### ITEMS

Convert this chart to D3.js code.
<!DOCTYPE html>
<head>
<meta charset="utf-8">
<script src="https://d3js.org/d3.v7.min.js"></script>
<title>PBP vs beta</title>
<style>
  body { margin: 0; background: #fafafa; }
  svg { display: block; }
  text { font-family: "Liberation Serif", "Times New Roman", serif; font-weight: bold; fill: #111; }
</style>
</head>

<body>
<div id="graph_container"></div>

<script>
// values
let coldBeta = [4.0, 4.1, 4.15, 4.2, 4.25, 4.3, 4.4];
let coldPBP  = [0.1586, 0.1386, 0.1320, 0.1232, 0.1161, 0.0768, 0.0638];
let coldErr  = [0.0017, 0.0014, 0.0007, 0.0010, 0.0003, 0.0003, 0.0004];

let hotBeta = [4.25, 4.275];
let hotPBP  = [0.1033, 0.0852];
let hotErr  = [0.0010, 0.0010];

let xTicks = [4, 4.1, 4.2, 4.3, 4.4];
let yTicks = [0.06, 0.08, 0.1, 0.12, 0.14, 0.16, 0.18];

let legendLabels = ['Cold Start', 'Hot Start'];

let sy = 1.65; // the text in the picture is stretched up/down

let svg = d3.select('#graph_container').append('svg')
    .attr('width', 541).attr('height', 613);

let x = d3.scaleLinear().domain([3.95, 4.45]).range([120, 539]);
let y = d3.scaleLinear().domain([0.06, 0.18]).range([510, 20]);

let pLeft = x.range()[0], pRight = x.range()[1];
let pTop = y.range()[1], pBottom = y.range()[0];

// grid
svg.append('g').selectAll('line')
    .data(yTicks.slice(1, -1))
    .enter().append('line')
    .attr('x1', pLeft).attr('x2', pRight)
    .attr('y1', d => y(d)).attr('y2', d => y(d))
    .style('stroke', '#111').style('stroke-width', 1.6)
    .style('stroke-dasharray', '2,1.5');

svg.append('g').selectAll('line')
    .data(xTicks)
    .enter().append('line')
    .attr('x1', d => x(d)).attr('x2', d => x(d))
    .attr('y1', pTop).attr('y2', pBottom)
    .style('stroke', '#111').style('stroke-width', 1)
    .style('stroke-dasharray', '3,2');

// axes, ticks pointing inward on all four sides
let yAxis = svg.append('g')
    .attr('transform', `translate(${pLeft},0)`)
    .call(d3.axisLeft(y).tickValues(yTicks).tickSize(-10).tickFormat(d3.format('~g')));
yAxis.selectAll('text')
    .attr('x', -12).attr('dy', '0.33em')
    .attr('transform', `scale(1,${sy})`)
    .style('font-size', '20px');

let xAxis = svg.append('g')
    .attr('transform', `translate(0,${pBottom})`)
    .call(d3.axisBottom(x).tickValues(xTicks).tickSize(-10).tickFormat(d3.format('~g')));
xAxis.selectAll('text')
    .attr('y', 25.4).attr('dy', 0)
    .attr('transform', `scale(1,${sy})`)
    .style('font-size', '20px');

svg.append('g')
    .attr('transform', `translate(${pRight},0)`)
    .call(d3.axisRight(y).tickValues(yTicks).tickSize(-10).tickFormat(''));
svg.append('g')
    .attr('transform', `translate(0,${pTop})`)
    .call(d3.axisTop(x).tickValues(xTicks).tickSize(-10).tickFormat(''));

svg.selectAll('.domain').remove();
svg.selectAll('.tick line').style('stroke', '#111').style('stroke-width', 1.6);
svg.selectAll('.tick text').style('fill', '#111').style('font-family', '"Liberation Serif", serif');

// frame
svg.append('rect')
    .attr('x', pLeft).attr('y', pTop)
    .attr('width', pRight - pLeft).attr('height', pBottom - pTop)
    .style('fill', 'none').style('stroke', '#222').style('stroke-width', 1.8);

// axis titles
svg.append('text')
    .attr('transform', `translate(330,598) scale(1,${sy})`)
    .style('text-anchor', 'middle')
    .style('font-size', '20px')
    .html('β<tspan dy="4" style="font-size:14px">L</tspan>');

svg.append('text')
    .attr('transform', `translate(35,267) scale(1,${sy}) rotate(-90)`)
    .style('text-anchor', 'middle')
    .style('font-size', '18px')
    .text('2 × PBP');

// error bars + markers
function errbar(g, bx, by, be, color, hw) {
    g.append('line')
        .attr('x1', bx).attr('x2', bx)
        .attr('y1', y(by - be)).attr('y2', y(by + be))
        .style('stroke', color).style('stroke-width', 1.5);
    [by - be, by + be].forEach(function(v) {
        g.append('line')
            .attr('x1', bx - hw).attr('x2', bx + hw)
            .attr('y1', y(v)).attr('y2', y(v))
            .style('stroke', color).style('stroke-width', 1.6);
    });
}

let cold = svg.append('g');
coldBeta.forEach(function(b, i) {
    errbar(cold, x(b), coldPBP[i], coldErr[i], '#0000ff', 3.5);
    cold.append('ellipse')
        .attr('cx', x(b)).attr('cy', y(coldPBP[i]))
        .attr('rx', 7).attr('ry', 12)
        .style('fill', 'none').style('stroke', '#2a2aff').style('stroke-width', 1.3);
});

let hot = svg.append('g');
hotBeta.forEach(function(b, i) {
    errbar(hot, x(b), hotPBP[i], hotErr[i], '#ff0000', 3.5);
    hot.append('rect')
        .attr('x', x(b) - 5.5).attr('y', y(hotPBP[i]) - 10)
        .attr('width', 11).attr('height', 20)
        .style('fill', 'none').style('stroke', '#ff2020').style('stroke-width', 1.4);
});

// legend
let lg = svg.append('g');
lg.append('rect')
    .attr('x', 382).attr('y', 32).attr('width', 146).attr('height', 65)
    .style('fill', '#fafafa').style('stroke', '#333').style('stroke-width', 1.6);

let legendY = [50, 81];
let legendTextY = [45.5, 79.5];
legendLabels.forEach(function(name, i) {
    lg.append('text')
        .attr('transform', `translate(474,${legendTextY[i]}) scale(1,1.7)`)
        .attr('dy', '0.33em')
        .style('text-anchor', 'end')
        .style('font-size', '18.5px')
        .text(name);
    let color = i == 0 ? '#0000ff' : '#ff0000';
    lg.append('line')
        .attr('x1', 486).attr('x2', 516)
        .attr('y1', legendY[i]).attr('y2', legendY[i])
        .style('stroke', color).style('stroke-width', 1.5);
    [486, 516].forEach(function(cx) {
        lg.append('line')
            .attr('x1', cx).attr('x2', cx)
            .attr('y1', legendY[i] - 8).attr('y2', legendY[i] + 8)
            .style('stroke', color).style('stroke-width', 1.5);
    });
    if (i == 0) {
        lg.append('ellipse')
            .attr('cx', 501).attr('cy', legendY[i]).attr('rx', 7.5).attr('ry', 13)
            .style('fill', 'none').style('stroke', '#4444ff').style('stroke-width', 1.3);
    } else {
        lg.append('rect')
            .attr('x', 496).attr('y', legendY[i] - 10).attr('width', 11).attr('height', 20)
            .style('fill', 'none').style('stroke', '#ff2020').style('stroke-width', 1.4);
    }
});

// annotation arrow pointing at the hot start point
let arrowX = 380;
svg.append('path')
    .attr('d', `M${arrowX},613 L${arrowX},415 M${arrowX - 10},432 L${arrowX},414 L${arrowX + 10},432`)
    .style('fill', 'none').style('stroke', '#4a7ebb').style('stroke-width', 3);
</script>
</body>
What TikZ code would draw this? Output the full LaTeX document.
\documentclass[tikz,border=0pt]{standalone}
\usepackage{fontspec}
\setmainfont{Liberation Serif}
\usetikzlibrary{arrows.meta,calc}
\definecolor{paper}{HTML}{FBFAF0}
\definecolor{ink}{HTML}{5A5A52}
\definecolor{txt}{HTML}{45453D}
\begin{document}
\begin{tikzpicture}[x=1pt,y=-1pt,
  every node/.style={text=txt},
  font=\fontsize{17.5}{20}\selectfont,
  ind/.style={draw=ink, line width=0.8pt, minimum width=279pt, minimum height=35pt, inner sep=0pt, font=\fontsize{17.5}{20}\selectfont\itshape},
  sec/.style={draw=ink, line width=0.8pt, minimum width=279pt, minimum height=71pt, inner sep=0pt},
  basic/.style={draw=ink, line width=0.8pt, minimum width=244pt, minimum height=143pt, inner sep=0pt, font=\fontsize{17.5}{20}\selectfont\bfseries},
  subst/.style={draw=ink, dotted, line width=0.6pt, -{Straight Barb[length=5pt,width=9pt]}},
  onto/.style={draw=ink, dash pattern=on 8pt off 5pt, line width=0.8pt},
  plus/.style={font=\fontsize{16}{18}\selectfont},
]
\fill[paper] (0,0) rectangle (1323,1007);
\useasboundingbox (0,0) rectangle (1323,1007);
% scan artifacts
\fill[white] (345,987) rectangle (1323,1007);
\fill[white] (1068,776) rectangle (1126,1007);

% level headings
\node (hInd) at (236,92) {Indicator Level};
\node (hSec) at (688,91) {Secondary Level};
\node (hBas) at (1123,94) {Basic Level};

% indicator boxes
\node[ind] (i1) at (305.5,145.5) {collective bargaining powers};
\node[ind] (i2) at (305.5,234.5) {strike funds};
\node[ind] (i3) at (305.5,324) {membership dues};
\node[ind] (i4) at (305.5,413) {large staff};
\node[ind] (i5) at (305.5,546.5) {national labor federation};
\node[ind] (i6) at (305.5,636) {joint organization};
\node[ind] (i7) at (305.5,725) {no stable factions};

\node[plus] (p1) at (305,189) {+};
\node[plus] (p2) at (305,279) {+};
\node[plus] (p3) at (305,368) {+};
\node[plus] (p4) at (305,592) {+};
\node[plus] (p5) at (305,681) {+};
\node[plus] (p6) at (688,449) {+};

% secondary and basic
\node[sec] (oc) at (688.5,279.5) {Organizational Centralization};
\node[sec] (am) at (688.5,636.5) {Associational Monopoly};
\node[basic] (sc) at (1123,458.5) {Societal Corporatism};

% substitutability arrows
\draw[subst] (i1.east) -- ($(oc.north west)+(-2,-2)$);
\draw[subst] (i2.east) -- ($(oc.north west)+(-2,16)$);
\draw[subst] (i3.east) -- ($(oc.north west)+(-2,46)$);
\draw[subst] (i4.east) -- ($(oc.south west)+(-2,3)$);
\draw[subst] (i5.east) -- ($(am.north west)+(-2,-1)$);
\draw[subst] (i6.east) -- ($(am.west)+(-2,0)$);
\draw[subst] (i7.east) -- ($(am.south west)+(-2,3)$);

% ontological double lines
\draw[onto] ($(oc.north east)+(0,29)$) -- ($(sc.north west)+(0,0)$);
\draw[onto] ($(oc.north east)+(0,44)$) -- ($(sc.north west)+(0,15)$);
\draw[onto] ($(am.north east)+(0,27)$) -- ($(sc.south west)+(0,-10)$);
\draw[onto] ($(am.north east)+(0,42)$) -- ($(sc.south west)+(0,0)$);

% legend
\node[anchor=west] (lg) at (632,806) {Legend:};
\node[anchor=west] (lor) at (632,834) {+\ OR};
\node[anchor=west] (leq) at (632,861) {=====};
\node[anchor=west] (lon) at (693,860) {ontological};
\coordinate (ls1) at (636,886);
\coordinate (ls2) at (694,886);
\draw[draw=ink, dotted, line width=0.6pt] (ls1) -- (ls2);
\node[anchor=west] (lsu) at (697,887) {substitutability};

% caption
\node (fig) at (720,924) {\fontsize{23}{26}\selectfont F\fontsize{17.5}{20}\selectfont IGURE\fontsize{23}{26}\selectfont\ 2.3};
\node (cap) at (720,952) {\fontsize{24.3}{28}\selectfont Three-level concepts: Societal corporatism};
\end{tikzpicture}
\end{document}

######

WHAT THE TASK REQUIRES
Copy exactly the lines from the line with "What TikZ code" up to and including the line with "(1068,776) rectangle (1126,1007);", and no other lines.

WORKED ANSWER
What TikZ code would draw this? Output the full LaTeX document.
\documentclass[tikz,border=0pt]{standalone}
\usepackage{fontspec}
\setmainfont{Liberation Serif}
\usetikzlibrary{arrows.meta,calc}
\definecolor{paper}{HTML}{FBFAF0}
\definecolor{ink}{HTML}{5A5A52}
\definecolor{txt}{HTML}{45453D}
\begin{document}
\begin{tikzpicture}[x=1pt,y=-1pt,
  every node/.style={text=txt},
  font=\fontsize{17.5}{20}\selectfont,
  ind/.style={draw=ink, line width=0.8pt, minimum width=279pt, minimum height=35pt, inner sep=0pt, font=\fontsize{17.5}{20}\selectfont\itshape},
  sec/.style={draw=ink, line width=0.8pt, minimum width=279pt, minimum height=71pt, inner sep=0pt},
  basic/.style={draw=ink, line width=0.8pt, minimum width=244pt, minimum height=143pt, inner sep=0pt, font=\fontsize{17.5}{20}\selectfont\bfseries},
  subst/.style={draw=ink, dotted, line width=0.6pt, -{Straight Barb[length=5pt,width=9pt]}},
  onto/.style={draw=ink, dash pattern=on 8pt off 5pt, line width=0.8pt},
  plus/.style={font=\fontsize{16}{18}\selectfont},
]
\fill[paper] (0,0) rectangle (1323,1007);
\useasboundingbox (0,0) rectangle (1323,1007);
% scan artifacts
\fill[white] (345,987) rectangle (1323,1007);
\fill[white] (1068,776) rectangle (1126,1007);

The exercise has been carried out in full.